I’m plowing through the first round of edits for novel #3—a project that, although it was written in a fury, no writer’s block in sight, has taken on the guise of, literally, everything—from a psychological thriller to contemporary YA to a paranormal romance. Yeah, it was a mess.
I’ve mentioned before how my previous projects haven’t been the most commercial. I didn’t think this one would be either until I recently delved into the re-writes. I struggled a little in the beginning. I felt torn between the market and following my gut. I have an eighteen-year-old male narrator, a road trip, and a dead girlfriend. All the trappings of a contemporary romance novel in reverse. But the more I tried to force a specific agenda, the more things just didn’t feel right.
So I mulled over it for a few days—ok more like a week—trying to really look at the core of my story and what it’s really supposed to be about. That’s when it hit me. This is not supposed to be a love story. This is supposed to be the story after the love story.
With that in mind I cut about five thousand words and started fresh. Seeing that word count dwindle threatened to give me a mild heart attack but ultimately I was at peace with the pending changes because not only would I finally be moving in the right direction, I’d also be moving in a coherent direction, which is just as important.

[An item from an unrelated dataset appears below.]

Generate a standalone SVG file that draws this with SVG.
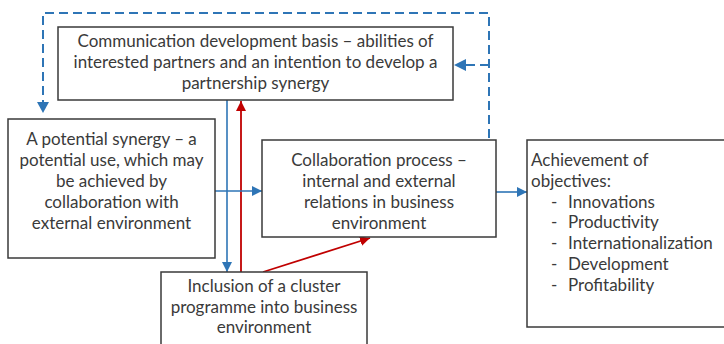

So if you’re having trouble finding the words, maybe it’s not the words that are the problem—maybe it’s the direction, the novel’s very identity. And maybe it’s time to check your intentions. When it comes to writing a book figuring out the why is even more important than the how. Why does this particular story keep you up at night? What’s you’re motivation? And is it something that can fuel your muse? Something powerful, something honest, something actually worth telling. Because trust me, if there’s on person you can’t fool, it’s her.